There, we meet a variety of people from a deaf gay family of sorts: Eddie, an older accountant aching for love; Lee, an effeminate dishwasher with a pronounced weakness for red-haired men; Vince, a charismatic dancer who lives intensely no matter the state of his health; Neil, a brooding woodcarver who becomes a deaf woman’s obsession; Stan, a lanky stock boy at the A&P on Christopher Street; Ted, a hard-of-hearing college student with ambivalent feelings about the deaf community; and Rex, an ASL interpreter who avoids his own emotions during the early days of the AIDS epidemic.

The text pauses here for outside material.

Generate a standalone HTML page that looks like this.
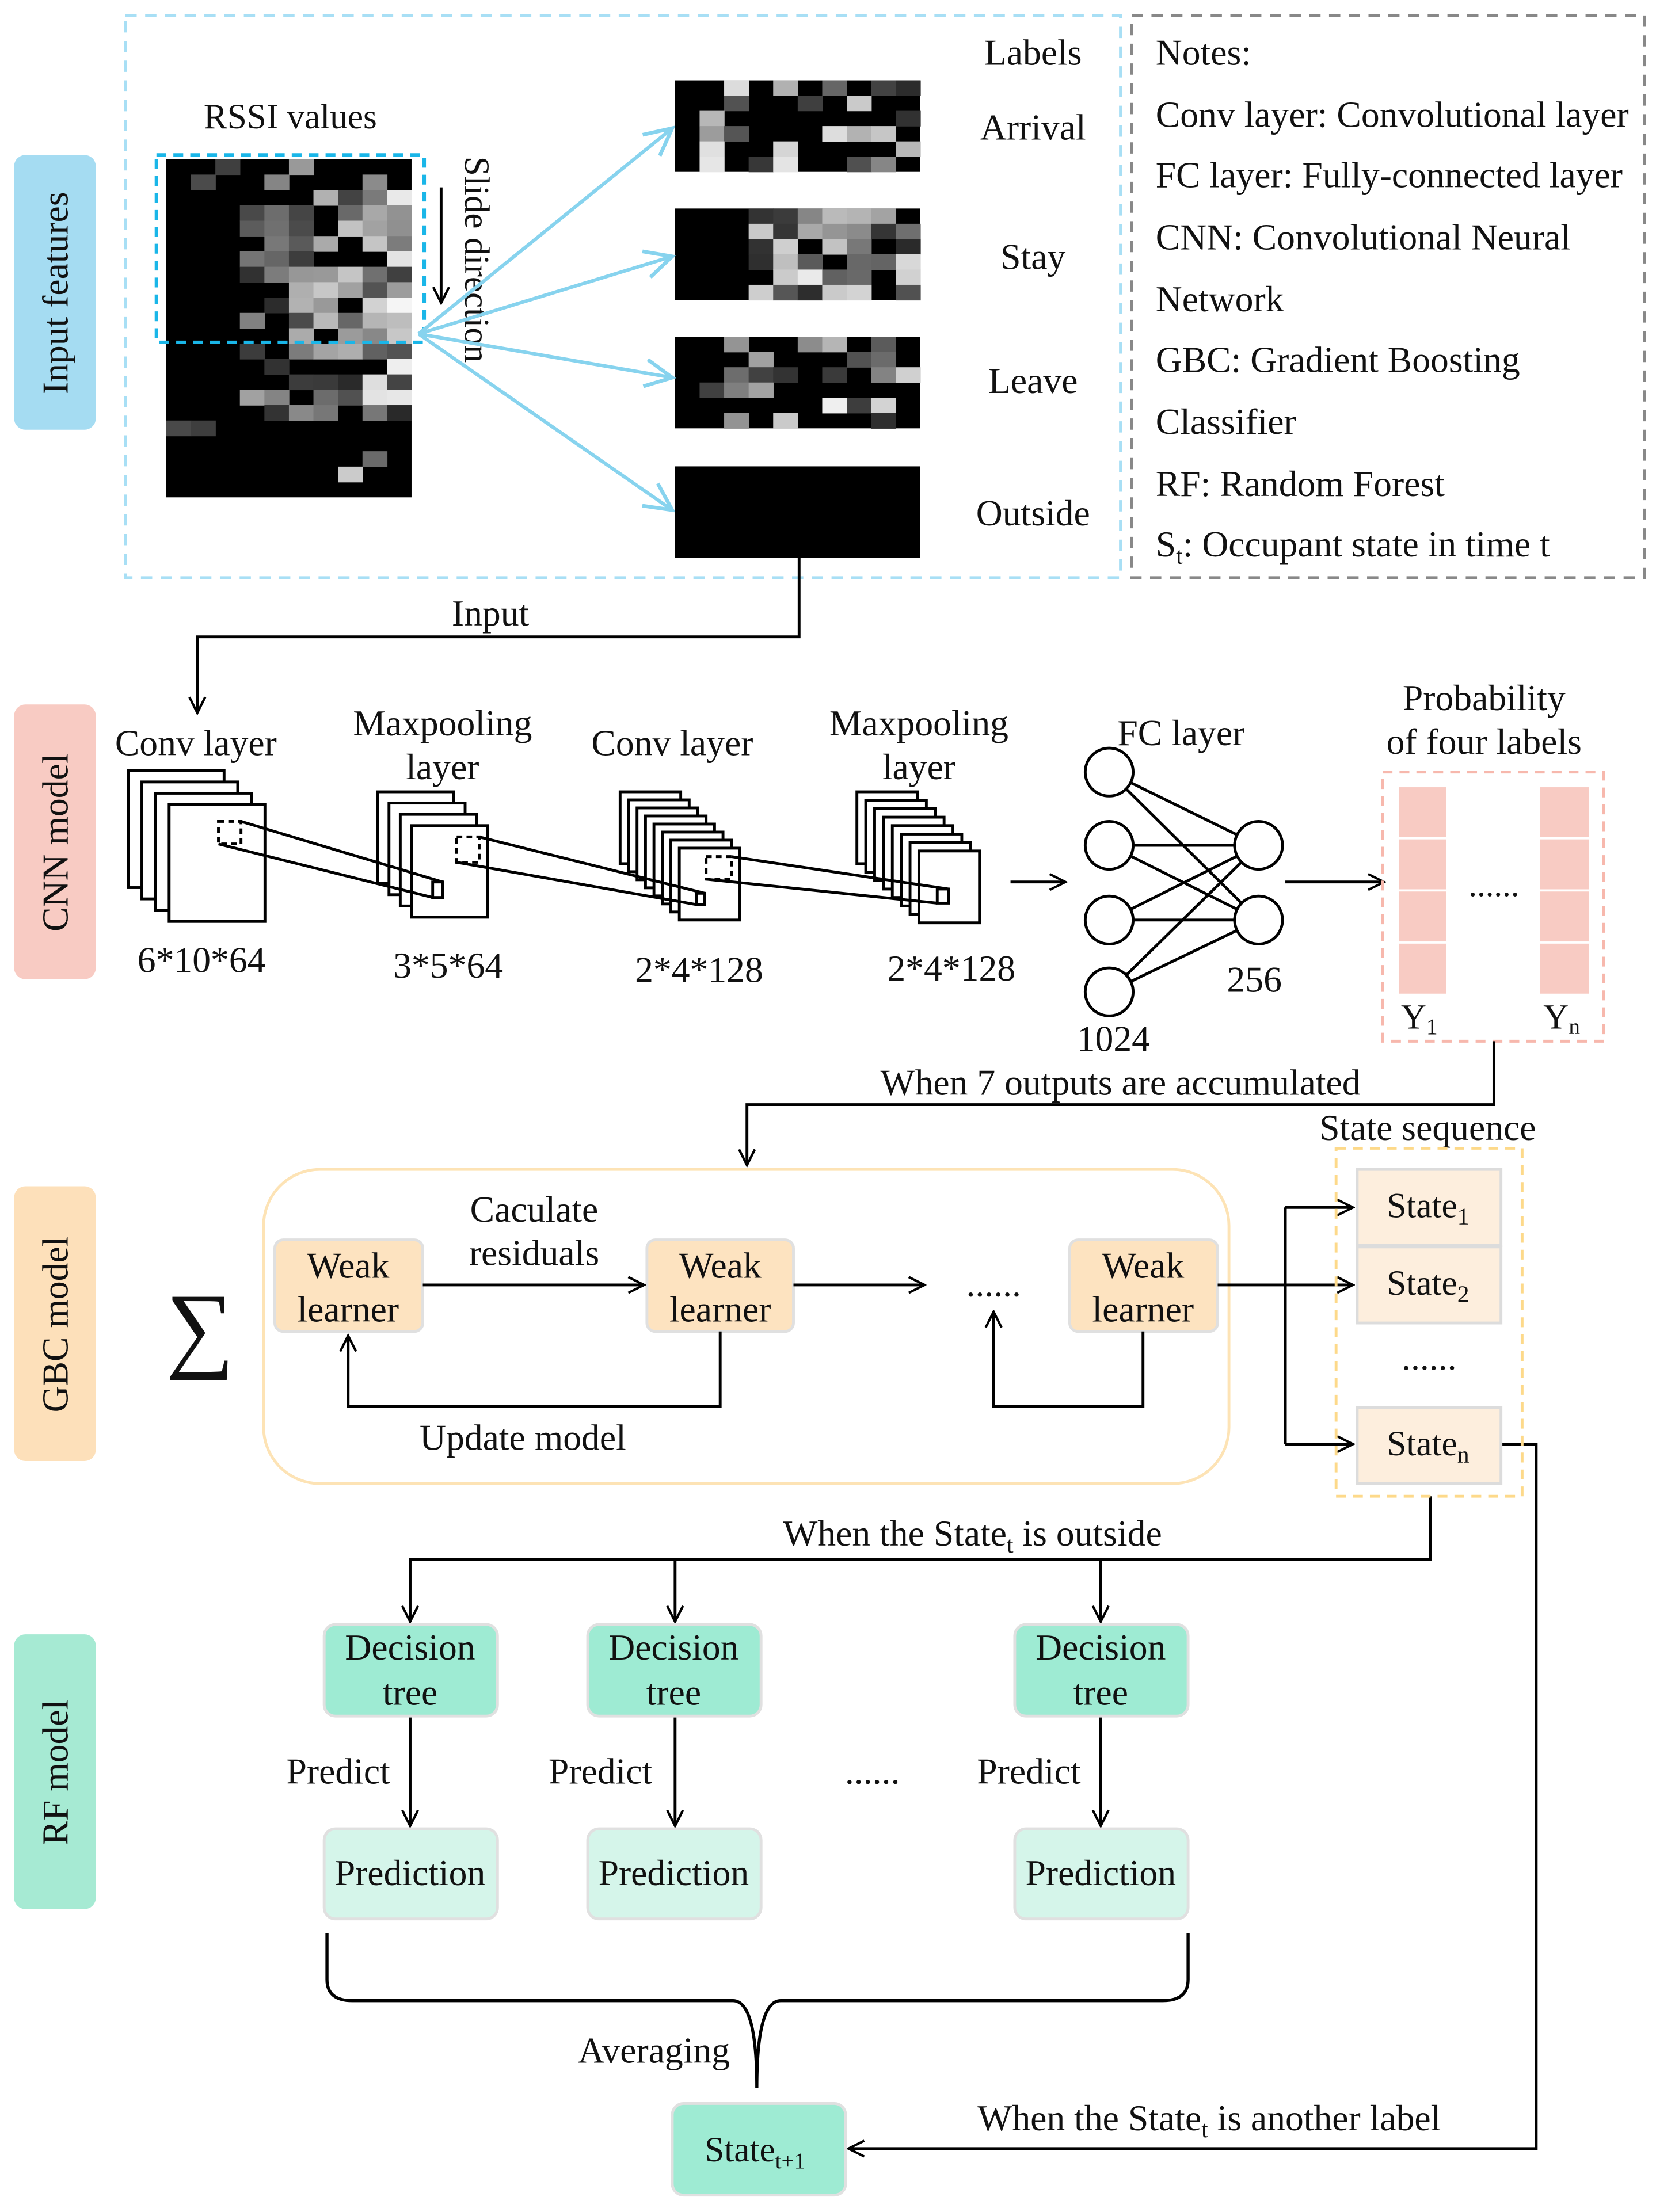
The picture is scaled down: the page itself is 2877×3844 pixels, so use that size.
<!DOCTYPE html>
<html><head><meta charset="utf-8"><style>
html,body{margin:0;padding:0;background:#fff;width:2877px;height:3844px;overflow:hidden}
svg{display:block}
text{font-family:"Liberation Serif",serif;fill:#111}
</style></head><body>
<svg id="s" width="2877" height="3844" viewBox="0 0 1175 1570" preserveAspectRatio="none" xmlns="http://www.w3.org/2000/svg">
<defs>
<marker id="a" viewBox="0 0 20 20" refX="18" refY="10" markerWidth="14" markerHeight="14" markerUnits="userSpaceOnUse" orient="auto"><path d="M2,2 L18,10 L2,18" fill="none" stroke="#000" stroke-width="2.4"/></marker>
<marker id="b" viewBox="0 0 20 20" refX="18" refY="10" markerWidth="24" markerHeight="24" markerUnits="userSpaceOnUse" orient="auto"><path d="M2,2 L18,10 L2,18" fill="none" stroke="#87d3ee" stroke-width="2.2"/></marker>
</defs>
<rect x="10" y="110" width="58" height="195" rx="8" fill="#a5dcf2"/>
<rect x="10" y="500" width="58" height="195" rx="8" fill="#f8cbc3"/>
<rect x="10" y="842" width="58" height="195" rx="8" fill="#fde0ba"/>
<rect x="10" y="1160" width="58" height="195" rx="8" fill="#a6ead3"/>
<g font-size="26">
<text transform="translate(48,208) rotate(-90)" text-anchor="middle">Input features</text>
<text transform="translate(48,598) rotate(-90)" text-anchor="middle">CNN model</text>
<text transform="translate(48,940) rotate(-90)" text-anchor="middle">GBC model</text>
<text transform="translate(48,1258) rotate(-90)" text-anchor="middle">RF model</text>
</g>
<rect x="89" y="11" width="706" height="399" fill="none" stroke="#a8dff5" stroke-width="2" stroke-dasharray="8,6"/>
<rect x="803" y="11" width="364" height="399" fill="none" stroke="#888" stroke-width="2" stroke-dasharray="8,6"/>
<g id="heat"></g>
<rect x="111" y="110" width="190" height="133" fill="none" stroke="#1ab6e8" stroke-width="2.5" stroke-dasharray="7,5"/>
<text x="206" y="91" font-size="25" text-anchor="middle">RSSI values</text>
<line x1="313" y1="133" x2="313" y2="215" stroke="#000" stroke-width="2" marker-end="url(#a)"/>
<text transform="translate(330,111) rotate(90)" font-size="25">Slide direction</text>
<g stroke="#87d3ee" stroke-width="2.5" fill="none">
<line x1="297" y1="237" x2="477" y2="91" marker-end="url(#b)"/>
<line x1="297" y1="237" x2="477" y2="182" marker-end="url(#b)"/>
<line x1="297" y1="237" x2="477" y2="268" marker-end="url(#b)"/>
<line x1="297" y1="237" x2="477" y2="362" marker-end="url(#b)"/>
</g>
<g font-size="26" text-anchor="middle">
<text x="733" y="46">Labels</text><text x="733" y="99">Arrival</text><text x="733" y="191">Stay</text><text x="733" y="279">Leave</text><text x="733" y="373">Outside</text>
</g>
<g font-size="26">
<text x="820" y="46">Notes:</text>
<text x="820" y="90">Conv layer: Convolutional layer</text>
<text x="820" y="133">FC layer: Fully-connected layer</text>
<text x="820" y="177">CNN: Convolutional Neural</text>
<text x="820" y="221">Network</text>
<text x="820" y="264">GBC: Gradient Boosting</text>
<text x="820" y="308">Classifier</text>
<text x="820" y="352">RF: Random Forest</text>
<text x="820" y="395">S<tspan font-size="17" dy="5">t</tspan><tspan dy="-5">: Occupant state in time t</tspan></text>
</g>
<polyline points="567,396 567,452 140,452 140,506" fill="none" stroke="#000" stroke-width="2" marker-end="url(#a)"/>
<text x="348" y="444" font-size="26" text-anchor="middle">Input</text>
<g font-size="26" text-anchor="middle">
<text x="139" y="536">Conv layer</text>
<text x="314" y="522">Maxpooling</text><text x="314" y="553">layer</text>
<text x="477" y="536">Conv layer</text>
<text x="652" y="522">Maxpooling</text><text x="652" y="553">layer</text>
<text x="143" y="690">6*10*64</text>
<text x="318" y="694">3*5*64</text>
<text x="496" y="697">2*4*128</text>
<text x="675" y="696">2*4*128</text>
<text x="838" y="529">FC layer</text>
<text x="790" y="746">1024</text>
<text x="890" y="704">256</text>
<text x="1053" y="504">Probability</text><text x="1053" y="535">of four labels</text>
</g>
<g id="stacks" fill="#fff" stroke="#000" stroke-width="2"></g>
<g stroke="#000" stroke-width="2" fill="none">
<rect x="155" y="583" width="16" height="16" stroke-dasharray="4,3"/>
<rect x="324" y="594" width="16" height="18" stroke-dasharray="4,3"/>
<rect x="501" y="608" width="18" height="16" stroke-dasharray="4,3"/>
<rect x="307" y="626" width="7" height="11"/>
<rect x="494" y="634" width="6" height="8"/>
<rect x="665" y="631" width="8" height="10"/>
<line x1="171" y1="583" x2="314" y2="626"/><line x1="155" y1="599" x2="307" y2="637"/>
<line x1="340" y1="594" x2="500" y2="634"/><line x1="324" y1="612" x2="494" y2="642"/>
<line x1="519" y1="608" x2="673" y2="631"/><line x1="501" y1="624" x2="665" y2="641"/>
<line x1="717" y1="626" x2="756" y2="626" marker-end="url(#a)"/>
<line x1="912" y1="626" x2="982" y2="626" marker-end="url(#a)"/>
<line x1="787" y1="548" x2="893" y2="600"/><line x1="787" y1="548" x2="893" y2="653"/>
<line x1="787" y1="600" x2="893" y2="600"/><line x1="787" y1="600" x2="893" y2="653"/>
<line x1="787" y1="653" x2="893" y2="600"/><line x1="787" y1="653" x2="893" y2="653"/>
<line x1="787" y1="704" x2="893" y2="600"/><line x1="787" y1="704" x2="893" y2="653"/>
</g>
<g fill="#fff" stroke="#000" stroke-width="2">
<circle cx="787" cy="548" r="17"/><circle cx="787" cy="600" r="17"/><circle cx="787" cy="653" r="17"/><circle cx="787" cy="704" r="17"/>
<circle cx="893" cy="600" r="17"/><circle cx="893" cy="653" r="17"/>
</g>
<rect x="981" y="548" width="157" height="191" fill="none" stroke="#f7b8ad" stroke-width="2" stroke-dasharray="7,5"/>
<g fill="#f8cbc3" stroke="#fff" stroke-width="1.5">
<rect x="992" y="558" width="35" height="37"/><rect x="992" y="595" width="35" height="37"/><rect x="992" y="632" width="35" height="37"/><rect x="992" y="669" width="35" height="37"/>
<rect x="1092" y="558" width="36" height="37"/><rect x="1092" y="595" width="36" height="37"/><rect x="1092" y="632" width="36" height="37"/><rect x="1092" y="669" width="36" height="37"/>
</g>
<text x="1060" y="636" font-size="24" text-anchor="middle">......</text>
<text x="994" y="730" font-size="25">Y<tspan font-size="16" dy="4">1</tspan></text>
<text x="1095" y="730" font-size="25">Y<tspan font-size="16" dy="4">n</tspan></text>
<polyline points="1060,739 1060,784 530,784 530,827" fill="none" stroke="#000" stroke-width="2" marker-end="url(#a)"/>
<text x="795" y="777" font-size="26" text-anchor="middle">When 7 outputs are accumulated</text>
<rect x="187" y="830" width="685" height="223" rx="40" fill="none" stroke="#fde3b5" stroke-width="2"/>
<text x="142" y="965" font-size="68" text-anchor="middle">∑</text>
<g fill="#fde3c0" stroke="#e0e0e0" stroke-width="2">
<rect x="195" y="880" width="105" height="65" rx="6"/><rect x="459" y="880" width="104" height="65" rx="6"/><rect x="759" y="880" width="105" height="65" rx="6"/>
</g>
<g font-size="26" text-anchor="middle">
<text x="247" y="907">Weak</text><text x="247" y="938">learner</text>
<text x="511" y="907">Weak</text><text x="511" y="938">learner</text>
<text x="811" y="907">Weak</text><text x="811" y="938">learner</text>
<text x="379" y="867">Caculate</text><text x="379" y="898">residuals</text>
<text x="371" y="1029">Update model</text>
<text x="705" y="920">......</text>
<text x="1013" y="809">State sequence</text>
<text x="1014" y="972">......</text>
</g>
<g stroke="#000" stroke-width="2" fill="none">
<line x1="300" y1="912" x2="457" y2="912" marker-end="url(#a)"/>
<line x1="563" y1="912" x2="656" y2="912" marker-end="url(#a)"/>
<polyline points="511,945 511,998 247,998 247,948" marker-end="url(#a)"/>
<polyline points="811,945 811,998 705,998 705,931" marker-end="url(#a)"/>
<line x1="864" y1="912" x2="912" y2="912"/>
<line x1="912" y1="857" x2="912" y2="1025"/>
<line x1="912" y1="857" x2="960" y2="857" marker-end="url(#a)"/>
<line x1="912" y1="912" x2="960" y2="912" marker-end="url(#a)"/>
<line x1="912" y1="1025" x2="960" y2="1025" marker-end="url(#a)"/>
<polyline points="1015,1062 1015,1107 291,1107 291,1151" marker-end="url(#a)"/>
<line x1="479" y1="1107" x2="479" y2="1151" marker-end="url(#a)"/>
<line x1="781" y1="1107" x2="781" y2="1151" marker-end="url(#a)"/>
<polyline points="1065,1025 1090,1025 1090,1525 602,1525" marker-end="url(#a)"/>
<line x1="291" y1="1218" x2="291" y2="1296" marker-end="url(#a)"/>
<line x1="479" y1="1218" x2="479" y2="1296" marker-end="url(#a)"/>
<line x1="781" y1="1218" x2="781" y2="1296" marker-end="url(#a)"/>
<path d="M232,1372 L232,1405 Q232,1420 250,1420 L520,1420 Q537,1420 537,1482 Q537,1420 554,1420 L825,1420 Q843,1420 843,1405 L843,1372" stroke-width="2.2"/>
</g>
<rect x="948" y="815" width="132" height="247" fill="none" stroke="#fdd98a" stroke-width="2" stroke-dasharray="7,5"/>
<g fill="#fdeedd" stroke="#dcdcdc" stroke-width="2">
<rect x="963" y="830" width="102" height="54"/><rect x="963" y="885" width="102" height="54"/><rect x="963" y="999" width="102" height="54"/>
</g>
<g font-size="25">
<text x="984" y="864">State<tspan font-size="17" dy="5">1</tspan></text>
<text x="984" y="919">State<tspan font-size="17" dy="5">2</tspan></text>
<text x="984" y="1033">State<tspan font-size="17" dy="5">n</tspan></text>
</g>
<text x="690" y="1097" font-size="26" text-anchor="middle">When the State<tspan font-size="17" dy="5">t</tspan><tspan dy="-5"> is outside</tspan></text>
<g fill="#9eebd3" stroke="#e0e0e0" stroke-width="2">
<rect x="230" y="1153" width="123" height="65" rx="8"/><rect x="417" y="1153" width="123" height="65" rx="8"/><rect x="720" y="1153" width="123" height="65" rx="8"/>
<rect x="477" y="1493" width="123" height="65" rx="8"/>
</g>
<g fill="#d5f5ea" stroke="#e0e0e0" stroke-width="2">
<rect x="230" y="1298" width="123" height="64" rx="8"/><rect x="417" y="1298" width="123" height="64" rx="8"/><rect x="720" y="1298" width="123" height="64" rx="8"/>
</g>
<g font-size="26" text-anchor="middle">
<text x="291" y="1178">Decision</text><text x="291" y="1210">tree</text>
<text x="478" y="1178">Decision</text><text x="478" y="1210">tree</text>
<text x="781" y="1178">Decision</text><text x="781" y="1210">tree</text>
<text x="291" y="1338">Prediction</text><text x="478" y="1338">Prediction</text><text x="781" y="1338">Prediction</text>
<text x="240" y="1266">Predict</text><text x="426" y="1266">Predict</text><text x="730" y="1266">Predict</text>
<text x="619" y="1266">......</text>
<text x="464" y="1464">Averaging</text>
<text x="858" y="1512">When the State<tspan font-size="17" dy="5">t</tspan><tspan dy="-5"> is another label</tspan></text>
</g>
<text x="500" y="1534" font-size="25">State<tspan font-size="16" dy="5">t+1</tspan></text>
</svg>
<script>
(function(){
var NS="http://www.w3.org/2000/svg",h=document.getElementById("heat"),st=document.getElementById("stacks");
var seed=7;function r(){seed=(seed*16807)%2147483647;return seed/2147483647;}
function R(p,x,y,w,hh,f){var e=document.createElementNS(NS,"rect");e.setAttribute("x",x);e.setAttribute("y",y);e.setAttribute("width",w);e.setAttribute("height",hh);e.setAttribute("fill",f);p.appendChild(e);}
function g(v){v=Math.round(v);return "rgb("+v+","+v+","+v+")";}
R(h,118,113,174,240,"#000");
var cw=17.4,ch=240/22;
for(var i=0;i<22;i++)for(var j=0;j<10;j++){
 var p=0;
 if(i<3)p=j>=1?0.35:0;
 else if(i<17)p=j<3?0:(0.3+j*0.07);
 else p=0.2;
 if(r()<p){R(h,118+j*cw,113+i*ch,cw+0.3,ch+0.3,g(40+r()*200*(0.4+j*0.07)));}
}
var ys=[57,148,239];
for(var k=0;k<3;k++){R(h,479,ys[k],174,65,"#000");
 for(var i=0;i<6;i++)for(var j=0;j<10;j++){var p=k==1?(j<3?0:0.85):(j<1?0:0.45);
  if(r()<p)R(h,479+j*17.4,ys[k]+i*10.83,17.7,11.1,g(40+r()*200));}}
R(h,479,331,174,65,"#000");
function S(n,x0,y0,x1,y1,w,hh){for(var k=0;k<n;k++){var t=n==1?0:k/(n-1);R(st,x0+(x1-x0)*t,y0+(y1-y0)*t,w,hh,"#fff");}}
S(4,91,547,120,571,68,83);
S(4,268,562,292,586,54,65);
S(8,440,562,482,602,43,51);
S(8,608,562,652,604,43,51);
})();
</script>
</body></html>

It is through these people that Michael, no longer a smalltown boy, begins to create a new family of his own. Taking place from 1978 to 2003, his story will open your eyes and heart to what it means to be different in an indifferent world.
Over 20 years in the making, the novel was also a first-place grant recipient from the Arch and Bruce Brown Foundation for Full-Length Fiction 2003. Since 1991, fourteen of its chapters have appeared in various journals and anthologies such as BLOOM and Men on Men 4: Best New Gay Fiction. One of its chapters, “Interpretations,” was chosen as one of the Best Gay Stories 2008 (Lethe Press). Two of its chapters were also adapted and performed as stage monologues.
The novel was formerly available from Rebel Satori Press via their Queer Mojo imprint. This new edition includes a foreword by the author.